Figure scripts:
☆ ☆ ☆ ☆ ☆

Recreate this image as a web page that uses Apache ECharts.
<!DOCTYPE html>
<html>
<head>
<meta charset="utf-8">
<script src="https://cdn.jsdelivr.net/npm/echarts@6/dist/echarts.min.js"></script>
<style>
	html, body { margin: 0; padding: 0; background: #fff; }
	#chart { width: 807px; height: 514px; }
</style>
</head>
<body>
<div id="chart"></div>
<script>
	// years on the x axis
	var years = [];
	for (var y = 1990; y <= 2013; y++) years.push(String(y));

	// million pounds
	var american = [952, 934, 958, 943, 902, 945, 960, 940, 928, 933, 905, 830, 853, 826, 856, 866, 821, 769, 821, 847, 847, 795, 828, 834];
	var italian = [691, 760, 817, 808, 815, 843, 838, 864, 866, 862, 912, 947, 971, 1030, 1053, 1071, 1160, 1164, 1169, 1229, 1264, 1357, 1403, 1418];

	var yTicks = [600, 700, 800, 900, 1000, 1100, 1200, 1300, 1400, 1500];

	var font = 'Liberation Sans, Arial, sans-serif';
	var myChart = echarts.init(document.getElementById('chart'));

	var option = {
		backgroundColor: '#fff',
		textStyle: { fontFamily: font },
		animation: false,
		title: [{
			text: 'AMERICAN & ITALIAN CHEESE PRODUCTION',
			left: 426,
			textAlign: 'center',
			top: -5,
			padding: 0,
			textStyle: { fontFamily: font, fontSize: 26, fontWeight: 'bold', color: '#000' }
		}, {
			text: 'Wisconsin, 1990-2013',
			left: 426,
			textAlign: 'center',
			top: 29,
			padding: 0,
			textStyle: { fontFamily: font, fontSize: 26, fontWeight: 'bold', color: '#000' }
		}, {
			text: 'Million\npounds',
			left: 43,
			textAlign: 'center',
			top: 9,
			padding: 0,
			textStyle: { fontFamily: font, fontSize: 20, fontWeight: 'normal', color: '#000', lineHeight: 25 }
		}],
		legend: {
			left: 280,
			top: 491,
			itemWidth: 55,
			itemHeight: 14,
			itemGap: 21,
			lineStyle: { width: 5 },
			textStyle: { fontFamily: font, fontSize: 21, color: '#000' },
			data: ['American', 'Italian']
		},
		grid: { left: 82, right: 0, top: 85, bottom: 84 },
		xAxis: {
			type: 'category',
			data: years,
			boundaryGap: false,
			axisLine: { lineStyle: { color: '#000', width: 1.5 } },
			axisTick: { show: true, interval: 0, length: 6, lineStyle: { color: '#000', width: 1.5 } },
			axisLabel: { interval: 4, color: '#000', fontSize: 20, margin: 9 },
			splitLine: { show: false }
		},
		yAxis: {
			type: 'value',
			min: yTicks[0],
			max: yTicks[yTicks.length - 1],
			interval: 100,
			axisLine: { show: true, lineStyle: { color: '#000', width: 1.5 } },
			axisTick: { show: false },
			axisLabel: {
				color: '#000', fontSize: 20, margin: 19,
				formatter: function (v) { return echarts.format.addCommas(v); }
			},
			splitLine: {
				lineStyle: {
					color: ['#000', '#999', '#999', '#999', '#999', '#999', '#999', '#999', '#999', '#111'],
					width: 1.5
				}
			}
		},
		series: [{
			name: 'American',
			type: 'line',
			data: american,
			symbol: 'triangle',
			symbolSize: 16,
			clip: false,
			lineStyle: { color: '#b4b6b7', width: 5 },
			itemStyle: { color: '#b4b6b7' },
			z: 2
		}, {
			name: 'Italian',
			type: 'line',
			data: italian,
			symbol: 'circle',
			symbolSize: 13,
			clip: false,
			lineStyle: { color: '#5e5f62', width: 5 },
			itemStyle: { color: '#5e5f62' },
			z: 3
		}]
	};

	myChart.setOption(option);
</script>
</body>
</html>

☆ ☆ ☆ ☆ ☆

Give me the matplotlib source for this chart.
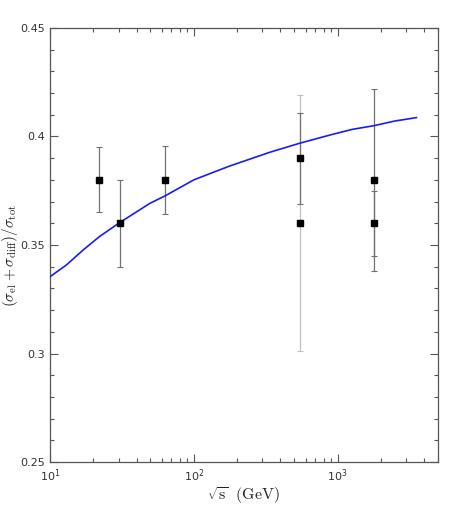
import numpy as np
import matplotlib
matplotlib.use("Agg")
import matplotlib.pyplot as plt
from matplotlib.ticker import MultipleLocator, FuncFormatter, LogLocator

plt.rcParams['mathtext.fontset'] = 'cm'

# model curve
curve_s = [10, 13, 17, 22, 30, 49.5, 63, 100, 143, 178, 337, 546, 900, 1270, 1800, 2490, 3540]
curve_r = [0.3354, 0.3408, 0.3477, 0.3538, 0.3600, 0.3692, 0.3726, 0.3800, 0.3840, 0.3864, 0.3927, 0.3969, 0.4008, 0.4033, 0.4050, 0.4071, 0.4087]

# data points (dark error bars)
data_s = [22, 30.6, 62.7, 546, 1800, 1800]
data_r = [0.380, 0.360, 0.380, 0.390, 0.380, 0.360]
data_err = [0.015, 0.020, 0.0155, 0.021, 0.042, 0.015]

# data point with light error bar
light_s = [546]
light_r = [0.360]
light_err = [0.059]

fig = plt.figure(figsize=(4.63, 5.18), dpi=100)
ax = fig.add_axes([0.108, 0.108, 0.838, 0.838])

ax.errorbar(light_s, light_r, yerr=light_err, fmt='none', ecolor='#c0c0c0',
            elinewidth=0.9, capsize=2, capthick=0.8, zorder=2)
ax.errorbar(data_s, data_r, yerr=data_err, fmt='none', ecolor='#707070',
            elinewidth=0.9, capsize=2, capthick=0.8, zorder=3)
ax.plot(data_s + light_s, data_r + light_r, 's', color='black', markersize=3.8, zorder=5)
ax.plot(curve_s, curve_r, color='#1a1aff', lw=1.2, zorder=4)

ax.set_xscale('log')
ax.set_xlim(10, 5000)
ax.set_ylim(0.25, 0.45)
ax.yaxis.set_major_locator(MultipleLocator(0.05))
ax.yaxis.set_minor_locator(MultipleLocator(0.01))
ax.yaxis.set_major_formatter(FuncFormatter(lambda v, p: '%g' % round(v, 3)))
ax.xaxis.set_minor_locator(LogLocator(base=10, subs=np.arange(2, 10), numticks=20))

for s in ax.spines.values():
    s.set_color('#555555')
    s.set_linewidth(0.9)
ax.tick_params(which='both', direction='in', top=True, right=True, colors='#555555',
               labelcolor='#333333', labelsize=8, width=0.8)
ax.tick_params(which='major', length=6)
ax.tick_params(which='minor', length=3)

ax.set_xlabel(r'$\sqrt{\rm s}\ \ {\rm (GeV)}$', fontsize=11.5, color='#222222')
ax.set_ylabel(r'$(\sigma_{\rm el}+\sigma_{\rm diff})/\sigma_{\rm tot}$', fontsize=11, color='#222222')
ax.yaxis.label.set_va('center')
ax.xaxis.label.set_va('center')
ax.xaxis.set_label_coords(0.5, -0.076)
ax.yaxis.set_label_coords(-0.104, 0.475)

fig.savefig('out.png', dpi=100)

☆ ☆ ☆ ☆ ☆

**Exercise prompt:** Quote only the lines running from the line that holds "Recreate this image" to the line that holds "for (var y = 1990;", both ends included.

**Written answer:**
Recreate this image as a web page that uses Apache ECharts.
<!DOCTYPE html>
<html>
<head>
<meta charset="utf-8">
<script src="https://cdn.jsdelivr.net/npm/echarts@6/dist/echarts.min.js"></script>
<style>
	html, body { margin: 0; padding: 0; background: #fff; }
	#chart { width: 807px; height: 514px; }
</style>
</head>
<body>
<div id="chart"></div>
<script>
	// years on the x axis
	var years = [];
	for (var y = 1990; y <= 2013; y++) years.push(String(y));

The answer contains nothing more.